But with the corporation now gone, the question confronting much of the country, where airwaves are dominated by the chain stations of Sinclair Broadcasting and iHeartRadio, will be how any news can compete with the political right.
In the Badlands of South Dakota, the airwaves are saturated with unapologetic conservatism. The road to the Pine Ridge Reservation cuts through a sea of prairie grass, while over the radio, on 90.3, a former lawyer for Mr. Trump rails against the “radical left.” Up the dial, between Christian pop and classic rock, other syndicated shows argue against in vitro fertilization and feminism.
KILI, the Voice of the Lakota Nation, has been a counterpoint of sorts, but it is now struggling for its life.

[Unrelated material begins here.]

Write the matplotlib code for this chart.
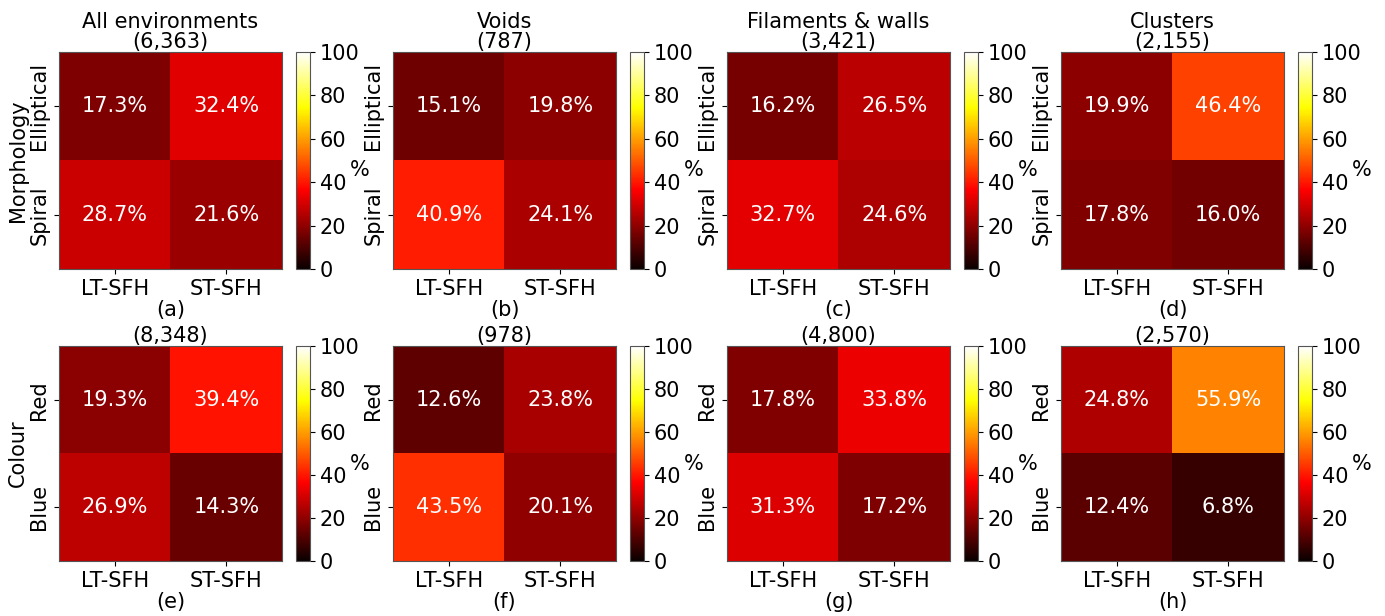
import matplotlib.pyplot as plt
import numpy as np

DPI_RESOLUTION = 100

sfh_labels = ['LT-SFH', 'ST-SFH']
morph_labels = ['Elliptical', 'Spiral']
colour_labels = ['Red', 'Blue']
environments = ['All environments', 'Voids', 'Filaments & walls', 'Clusters']

# percentages, rows = morphology/colour class, cols = SFH type
morph_all = [[17.3, 32.4], [28.7, 21.6]]
morph_voids = [[15.1, 19.8], [40.9, 24.1]]
morph_fil = [[16.2, 26.5], [32.7, 24.6]]
morph_clus = [[19.9, 46.4], [17.8, 16.0]]
colour_all = [[19.3, 39.4], [26.9, 14.3]]
colour_voids = [[12.6, 23.8], [43.5, 20.1]]
colour_fil = [[17.8, 33.8], [31.3, 17.2]]
colour_clus = [[24.8, 55.9], [12.4, 6.8]]

morph_counts = ['6,363', '787', '3,421', '2,155']
colour_counts = ['8,348', '978', '4,800', '2,570']
panel_letters = ['a', 'b', 'c', 'd', 'e', 'f', 'g', 'h']

FS = 15


def draw_matrix(fig, rect, values, ylabels, title, letter, ylabel=None):
    ax = fig.add_axes(rect)
    im = ax.imshow(np.array(values), cmap='hot', vmin=0, vmax=100, aspect='auto')
    for i in range(2):
        for j in range(2):
            ax.text(j, i, f'{values[i][j]:.1f}%', ha='center', va='center',
                    color='white', fontsize=FS)
    ax.set_xticks([0, 1])
    ax.set_xticklabels(sfh_labels, fontsize=FS)
    ax.set_yticks([0, 1])
    ax.set_yticklabels(ylabels, fontsize=FS, rotation=90, va='center')
    ax.set_xlabel(f'({letter})', fontsize=FS, labelpad=1)
    if ylabel:
        ax.set_ylabel(ylabel, fontsize=FS, labelpad=1)
    ax.set_title(title, fontsize=FS, pad=2, linespacing=1.0)
    for s in ax.spines.values():
        s.set_color('#555555')

    l, b, w, h = rect
    cax = fig.add_axes([l + 237 / 1385, b, 14 / 1385, h])
    cb = fig.colorbar(im, cax=cax)
    cb.set_ticks([0, 20, 40, 60, 80, 100])
    cb.ax.tick_params(labelsize=FS)
    cb.set_label('%', fontsize=FS, rotation=0, labelpad=0)
    cb.outline.set_edgecolor('#555555')


fig = plt.figure(figsize=(13.85, 6.16), dpi=DPI_RESOLUTION)

morph_data = [morph_all, morph_voids, morph_fil, morph_clus]
colour_data = [colour_all, colour_voids, colour_fil, colour_clus]
lefts = [59, 393, 727, 1061]
w = 223 / 1385

for k in range(4):
    rect = [lefts[k] / 1385, 1 - 269 / 616, w, 217 / 616]
    draw_matrix(fig, rect, morph_data[k], morph_labels,
                f'{environments[k]}\n({morph_counts[k]})', panel_letters[k],
                'Morphology' if k == 0 else None)
    rect = [lefts[k] / 1385, 1 - 561 / 616, w, 215 / 616]
    draw_matrix(fig, rect, colour_data[k], colour_labels,
                f'({colour_counts[k]})', panel_letters[k + 4],
                'Colour' if k == 0 else None)

fig.savefig('out.png', dpi=DPI_RESOLUTION)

“This is scary,” said Oitancan Zephier, manager of the independent station.
KILI is the primary source of local news for one of the poorest parts of the country, delivering updates on tribal politics, wildfires and road closures from a creaky studio where rain sometimes leaks through the foam soundproofing and a stray dog snoozes in the vestibule.
The station has dealt with money troubles and shoestring budgets since its founding 40 years ago. But the loss of around half its annual income, about $180,000 from the Corporation for Public Broadcasting, is a different scale of stress.
“We don’t know what next year holds for us,” Mr. Zephier said.
In a worst-case scenario, Mr. Zephier said KILI could switch to “all software programming,” meaning that the flesh-and-blood D.J.s, who play Lakota prayers to start programming every day, tell Lakota-language jokes to connect with elders listening from home and give updates in emergencies, would give way to automation.
To avoid that, the station is trying to sell stacks of old records. Its website is trying to entice donations from sympathetic listeners by declaring that “KILI is under attack!” Meanwhile, Mr. Zephier is hunting for grants and donations.
But with its high rates of poverty and unemployment, Pine Ridge isn’t exactly fertile ground for pledge drives, said David American Horse, who is part of KILI’s weekly “Voices of the Elders” program.
“We are barely surviving as a people,” he said. “We don’t have the option of passing around a hat or doing a GoFundMe.”
Senator Mike Rounds, a South Dakota Republican who voted to cut public-broadcasting funds, has said he has secured $9.4 million for tribal broadcasters, but KILI’s board members and staff are unsure whether they will see any of it, or whether it will be enough.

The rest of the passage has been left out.